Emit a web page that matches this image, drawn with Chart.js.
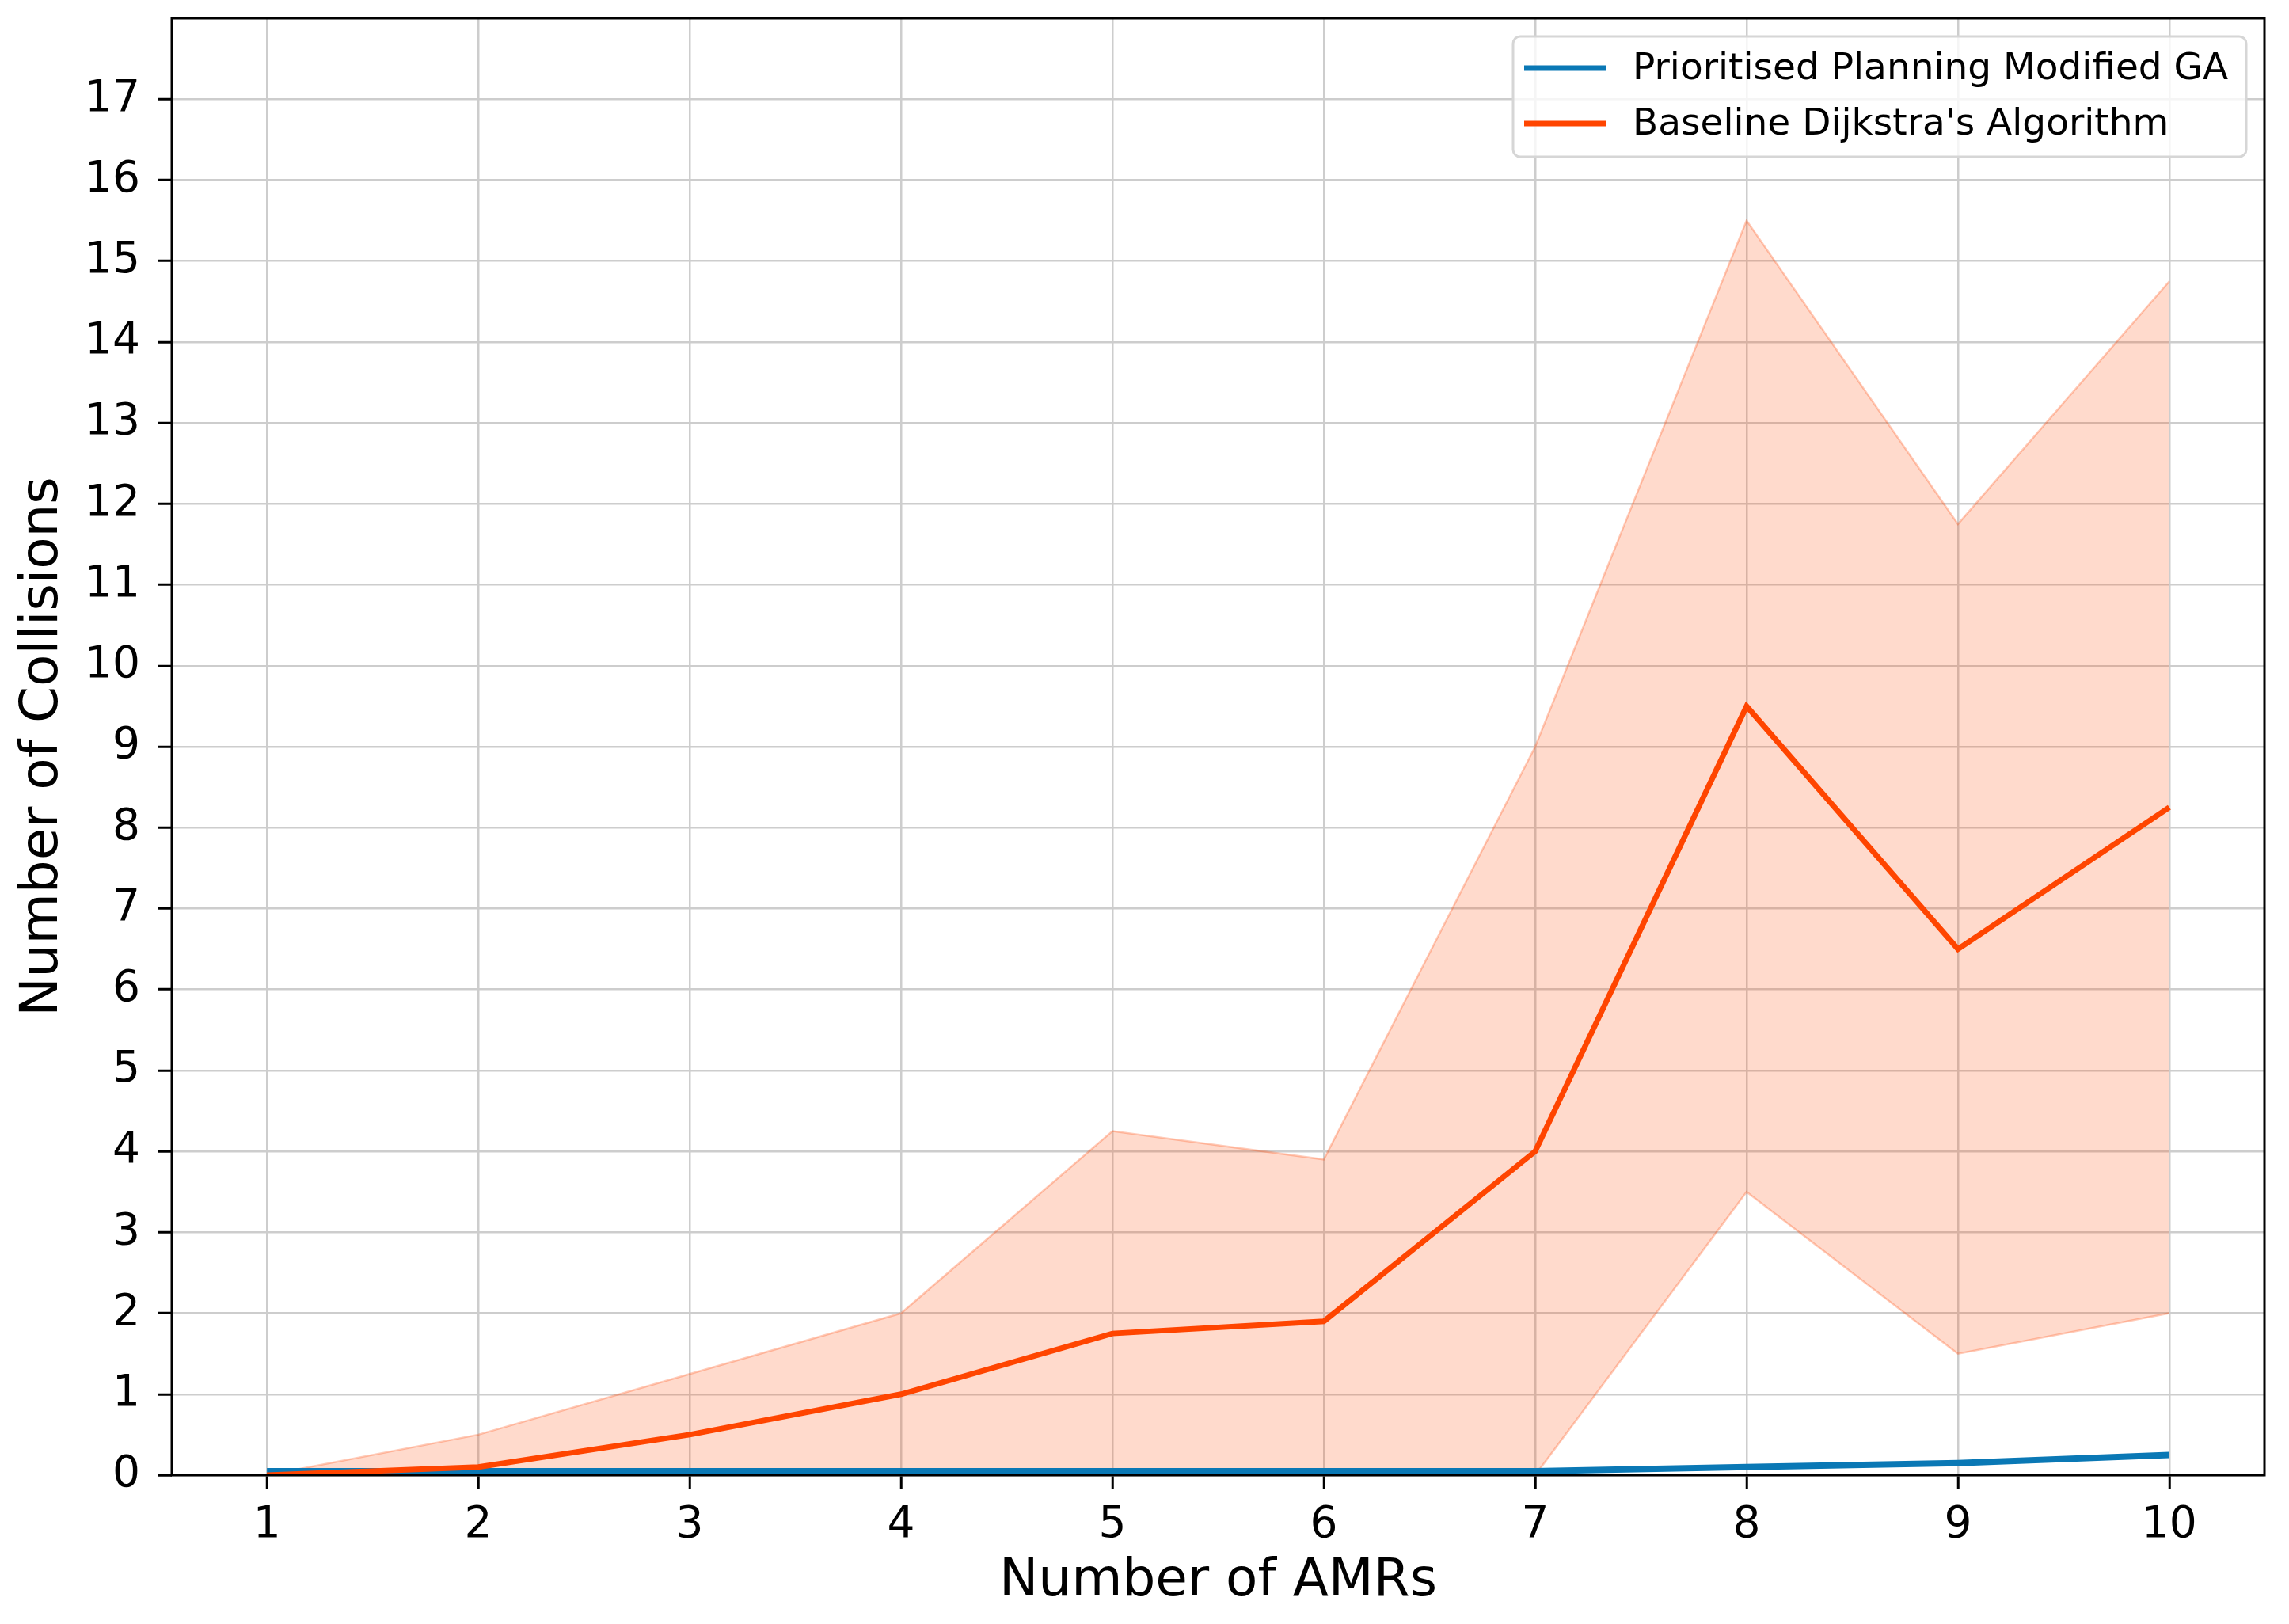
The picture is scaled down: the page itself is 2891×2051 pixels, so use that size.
<!DOCTYPE html>
<html>
<head>
<meta charset="utf-8">
<script src="https://cdn.jsdelivr.net/npm/chart.js@4.4.1/dist/chart.umd.min.js"></script>
<style>
  html, body { margin: 0; padding: 0; background: #ffffff; }
  canvas { display: block; }
</style>
</head>
<body>
<canvas id="collisionChart" width="2891" height="2051"></canvas>
<script>
// --- data ---
const amrCounts = [1, 2, 3, 4, 5, 6, 7, 8, 9, 10];
const gaMean = [0.05, 0.05, 0.05, 0.05, 0.05, 0.05, 0.05, 0.1, 0.15, 0.25];
const dijkstraMean = [0, 0.1, 0.5, 1.0, 1.75, 1.9, 4.0, 9.5, 6.5, 8.25];
const dijkstraUpper = [0, 0.5, 1.25, 2.0, 4.25, 3.9, 9.0, 15.5, 11.75, 14.75];
const dijkstraLower = [0, 0, 0, 0, 0, 0, 0, 3.5, 1.5, 2.0];
const yTicks = [0, 1, 2, 3, 4, 5, 6, 7, 8, 9, 10, 11, 12, 13, 14, 15, 16, 17];

const FONT = "'DejaVu Sans', sans-serif";
const BLUE = '#0a78b5';
const RED = '#ff4500';

const toPoints = (ys) => amrCounts.map((x, i) => ({ x: x, y: ys[i] }));

// no extra room for half labels at the axis ends
const noEdgePadding = (scale) => {
    scale.paddingTop = 0;
    scale.paddingBottom = 0;
    scale.paddingLeft = 0;
    scale.paddingRight = 0;
};

// matplotlib-style box around the axes
const framePlugin = {
    id: 'frame',
    afterDatasetsDraw(chart) {
        const { ctx, chartArea: a } = chart;
        ctx.save();
        ctx.strokeStyle = '#000000';
        ctx.lineWidth = 3;
        ctx.strokeRect(a.left, a.top, a.right - a.left, a.bottom - a.top);
        ctx.restore();
    }
};

// legend box in the upper right corner
const legendBoxPlugin = {
    id: 'legendBox',
    afterDraw(chart) {
        const { ctx } = chart;
        const items = chart.data.datasets.filter(d => d.inLegend);
        const x0 = 1911, y0 = 46, w = 926, h = 152, r = 9;
        ctx.save();
        ctx.beginPath();
        ctx.roundRect(x0, y0, w, h, r);
        ctx.fillStyle = 'rgba(255,255,255,0.8)';
        ctx.fill();
        ctx.strokeStyle = '#d6d6d6';
        ctx.lineWidth = 3;
        ctx.stroke();
        ctx.font = `47px ${FONT}`;
        ctx.textBaseline = 'middle';
        items.forEach((d, i) => {
            const cy = 86 + i * 70;
            ctx.strokeStyle = d.borderColor;
            ctx.lineWidth = 7;
            ctx.beginPath();
            ctx.moveTo(1925, cy);
            ctx.lineTo(2028, cy);
            ctx.stroke();
            ctx.fillStyle = '#000000';
            ctx.fillText(d.label, 2062, cy + 2);
        });
        ctx.restore();
    }
};

const ctx = document.getElementById('collisionChart').getContext('2d');

new Chart(ctx, {
    type: 'line',
    data: {
        datasets: [
            {
                label: 'Baseline upper',
                data: toPoints(dijkstraUpper),
                borderColor: 'rgba(255, 69, 0, 0.28)',
                borderWidth: 2.5,
                backgroundColor: 'rgba(255, 69, 0, 0.2)',
                fill: '+1',
                pointRadius: 0,
                order: 4
            },
            {
                label: 'Baseline lower',
                data: toPoints(dijkstraLower),
                borderColor: 'rgba(255, 69, 0, 0.28)',
                borderWidth: 2.5,
                fill: false,
                pointRadius: 0,
                order: 3
            },
            {
                label: 'Prioritised Planning Modified GA',
                data: toPoints(gaMean),
                borderColor: BLUE,
                borderWidth: 8,
                fill: false,
                pointRadius: 0,
                order: 2,
                inLegend: true
            },
            {
                label: "Baseline Dijkstra's Algorithm",
                data: toPoints(dijkstraMean),
                borderColor: RED,
                borderWidth: 7,
                fill: false,
                pointRadius: 0,
                order: 1,
                inLegend: true
            }
        ]
    },
    options: {
        responsive: false,
        animation: false,
        devicePixelRatio: 1,
        layout: { padding: { left: 0, top: 23, right: 31, bottom: 0 } },
        plugins: {
            legend: { display: false },
            tooltip: { enabled: false }
        },
        scales: {
            x: {
                type: 'linear',
                min: 0.55,
                max: 10.45,
                afterBuildTicks: (scale) => { scale.ticks = amrCounts.map(v => ({ value: v })); },
                afterFit: (scale) => { scale.height = 188; noEdgePadding(scale); },
                grid: { color: '#cdcdcd', lineWidth: 2.5, tickLength: 17, tickColor: '#000000', tickWidth: 3 },
                border: { display: false },
                ticks: { color: '#000000', font: { family: FONT, size: 55 }, padding: 14, maxRotation: 0 },
                title: { display: true, text: 'Number of AMRs', color: '#000000', font: { family: FONT, size: 66 }, padding: { top: 0, bottom: 14 } }
            },
            y: {
                type: 'linear',
                min: 0,
                max: 18,
                afterBuildTicks: (scale) => { scale.ticks = yTicks.map(v => ({ value: v })); },
                afterFit: (scale) => { scale.width = 217; noEdgePadding(scale); },
                grid: { color: '#cdcdcd', lineWidth: 2.5, tickLength: 17, tickColor: '#000000', tickWidth: 3 },
                border: { display: false },
                ticks: { color: '#000000', font: { family: FONT, size: 55 }, padding: 23 },
                title: { display: true, text: 'Number of Collisions', color: '#000000', font: { family: FONT, size: 66 }, padding: { top: 15, bottom: 0 } }
            }
        }
    },
    plugins: [framePlugin, legendBoxPlugin]
});
</script>
</body>
</html>
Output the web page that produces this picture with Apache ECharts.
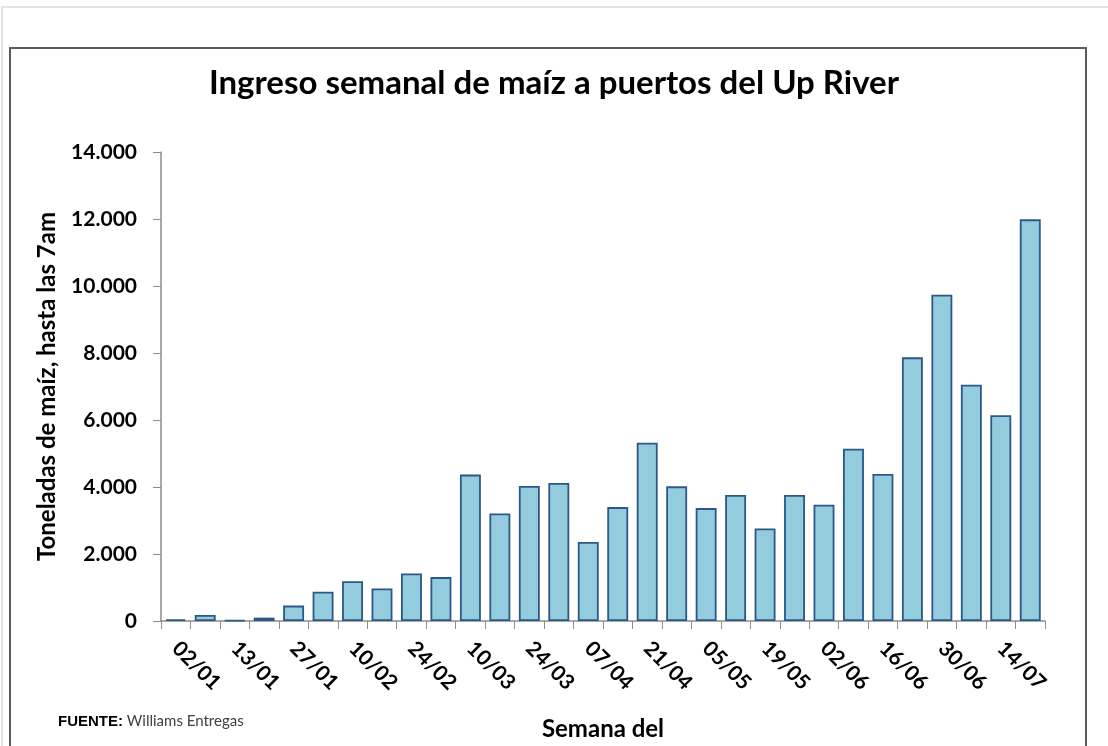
::::
Exercise description: Count the lines in the material above where the string "this" appears, then state only that count.

Response: 2